- Code that draws figures
____________

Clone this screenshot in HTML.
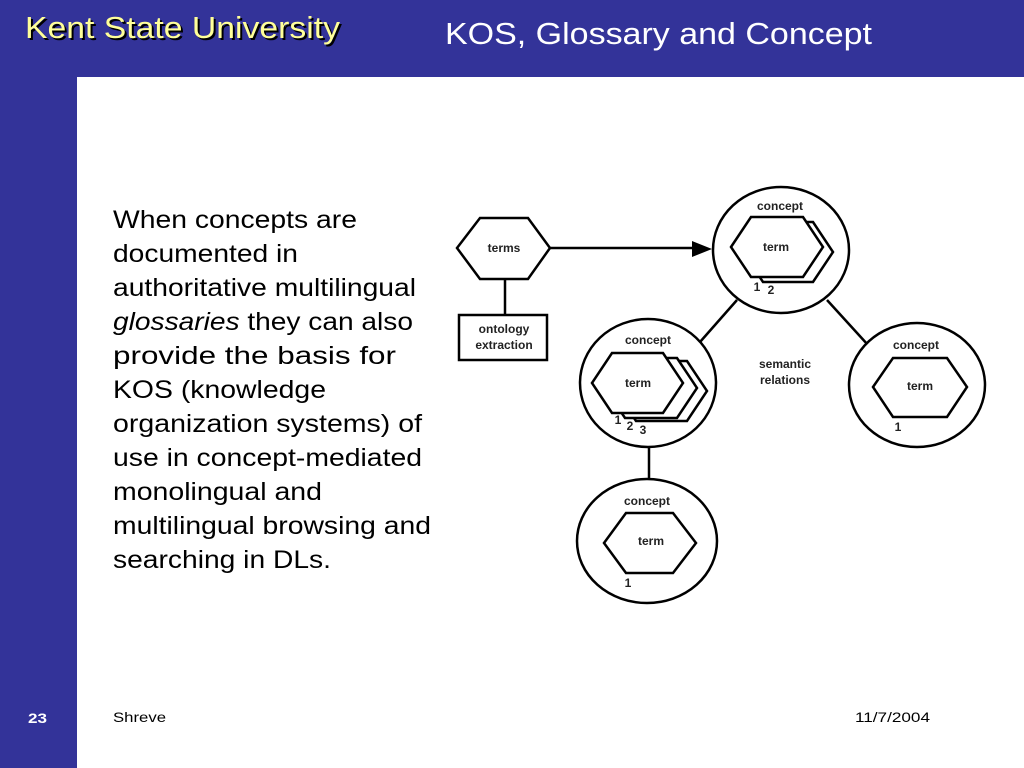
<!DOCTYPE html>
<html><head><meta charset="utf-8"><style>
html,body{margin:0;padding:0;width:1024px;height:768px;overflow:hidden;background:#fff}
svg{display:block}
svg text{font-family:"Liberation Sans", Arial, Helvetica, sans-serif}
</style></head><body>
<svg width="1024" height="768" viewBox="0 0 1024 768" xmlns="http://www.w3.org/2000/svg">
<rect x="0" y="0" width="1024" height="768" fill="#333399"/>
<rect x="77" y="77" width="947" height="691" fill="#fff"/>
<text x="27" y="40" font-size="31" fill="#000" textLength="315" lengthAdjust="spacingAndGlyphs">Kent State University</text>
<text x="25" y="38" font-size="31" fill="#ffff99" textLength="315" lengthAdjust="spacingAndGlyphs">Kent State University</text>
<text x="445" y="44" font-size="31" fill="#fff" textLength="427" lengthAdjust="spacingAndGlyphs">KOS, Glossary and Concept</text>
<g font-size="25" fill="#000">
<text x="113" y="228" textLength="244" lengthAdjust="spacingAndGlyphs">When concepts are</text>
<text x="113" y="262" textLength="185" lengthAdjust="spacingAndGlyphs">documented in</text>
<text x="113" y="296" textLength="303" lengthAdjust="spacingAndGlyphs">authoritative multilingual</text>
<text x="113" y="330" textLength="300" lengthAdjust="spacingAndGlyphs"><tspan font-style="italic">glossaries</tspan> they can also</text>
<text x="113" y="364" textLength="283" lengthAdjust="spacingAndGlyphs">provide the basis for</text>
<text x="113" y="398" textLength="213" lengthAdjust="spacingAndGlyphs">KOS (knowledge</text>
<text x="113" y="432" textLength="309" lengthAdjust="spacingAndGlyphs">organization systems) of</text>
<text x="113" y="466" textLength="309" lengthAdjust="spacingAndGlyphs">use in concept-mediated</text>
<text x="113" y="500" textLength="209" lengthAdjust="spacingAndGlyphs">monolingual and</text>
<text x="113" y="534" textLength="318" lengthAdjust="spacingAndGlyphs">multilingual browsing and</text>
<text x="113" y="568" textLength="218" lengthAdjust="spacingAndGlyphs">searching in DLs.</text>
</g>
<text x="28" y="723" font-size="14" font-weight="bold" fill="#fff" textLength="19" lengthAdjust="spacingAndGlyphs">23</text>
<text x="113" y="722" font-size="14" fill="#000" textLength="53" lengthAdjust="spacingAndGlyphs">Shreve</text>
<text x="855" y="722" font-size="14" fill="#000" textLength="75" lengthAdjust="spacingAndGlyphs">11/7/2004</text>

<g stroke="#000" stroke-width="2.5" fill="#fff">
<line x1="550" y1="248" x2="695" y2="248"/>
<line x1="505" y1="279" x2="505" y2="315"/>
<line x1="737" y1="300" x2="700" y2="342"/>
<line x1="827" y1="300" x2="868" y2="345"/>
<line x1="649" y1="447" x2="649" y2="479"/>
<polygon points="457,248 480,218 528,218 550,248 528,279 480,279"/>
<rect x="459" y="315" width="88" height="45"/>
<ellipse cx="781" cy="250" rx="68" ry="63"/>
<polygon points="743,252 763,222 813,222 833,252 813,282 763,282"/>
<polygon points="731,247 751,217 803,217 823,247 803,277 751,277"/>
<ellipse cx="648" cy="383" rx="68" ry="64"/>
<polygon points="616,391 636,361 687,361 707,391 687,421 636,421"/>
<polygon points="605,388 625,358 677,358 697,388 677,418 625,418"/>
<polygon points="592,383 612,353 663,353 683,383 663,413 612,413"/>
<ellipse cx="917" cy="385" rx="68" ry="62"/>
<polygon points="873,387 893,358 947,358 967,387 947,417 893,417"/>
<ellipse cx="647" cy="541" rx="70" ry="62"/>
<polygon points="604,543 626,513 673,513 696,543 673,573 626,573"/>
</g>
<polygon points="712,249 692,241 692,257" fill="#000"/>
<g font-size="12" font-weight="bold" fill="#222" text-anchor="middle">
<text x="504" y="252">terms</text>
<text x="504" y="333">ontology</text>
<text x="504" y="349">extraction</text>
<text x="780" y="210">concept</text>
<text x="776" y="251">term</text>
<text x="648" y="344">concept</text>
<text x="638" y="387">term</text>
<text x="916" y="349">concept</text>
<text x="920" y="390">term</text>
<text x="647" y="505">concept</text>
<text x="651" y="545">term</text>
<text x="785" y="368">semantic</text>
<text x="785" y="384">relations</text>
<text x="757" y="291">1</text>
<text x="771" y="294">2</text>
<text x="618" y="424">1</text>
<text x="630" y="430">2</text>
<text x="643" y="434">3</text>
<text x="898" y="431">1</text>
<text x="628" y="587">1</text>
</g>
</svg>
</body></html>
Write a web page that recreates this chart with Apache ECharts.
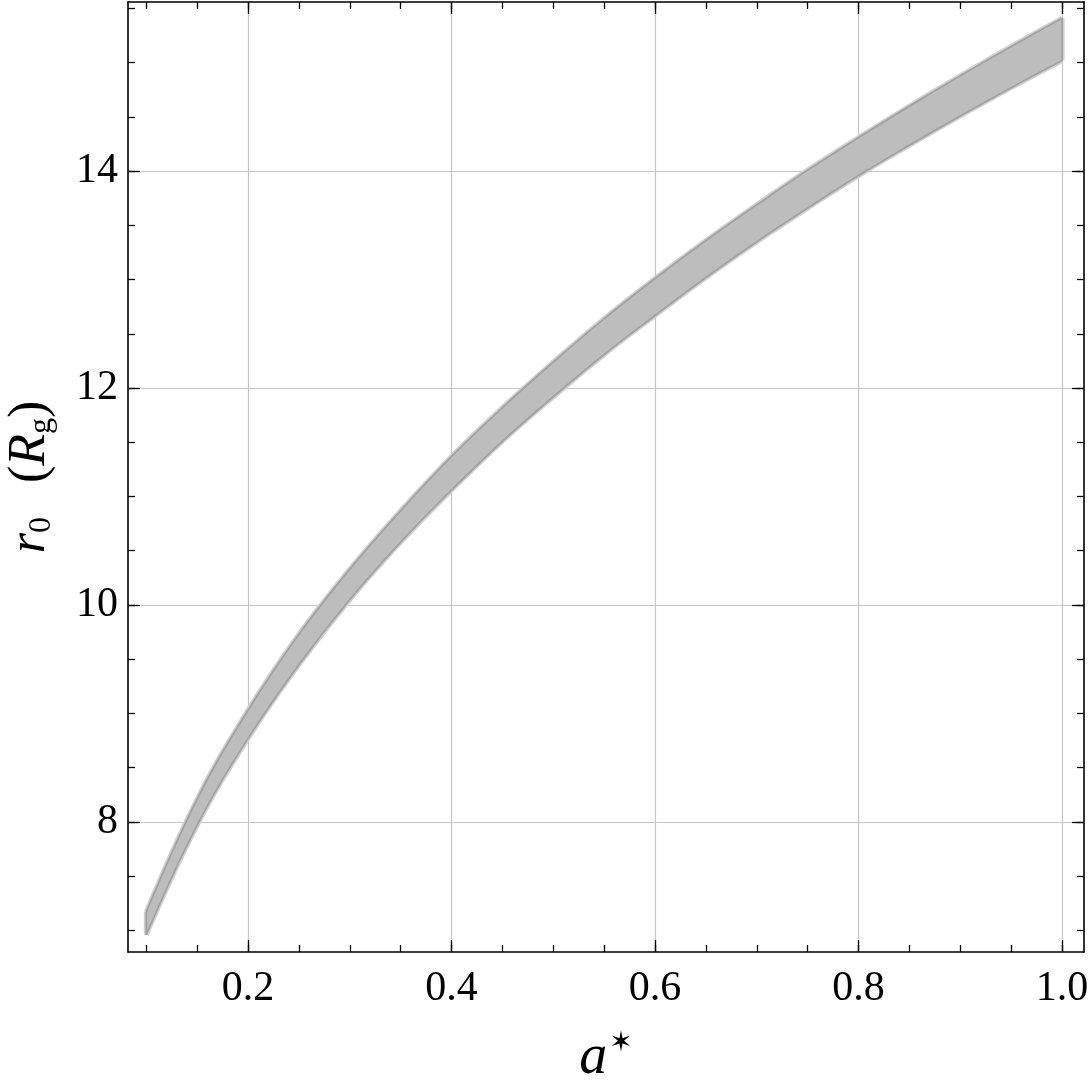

____________

- WRITTEN REQUEST
Your task is to collect every line above that contains the word "this".

- EXERCISE OUTPUT
Clone this screenshot in HTML.
Write a web page that recreates this chart with Apache ECharts.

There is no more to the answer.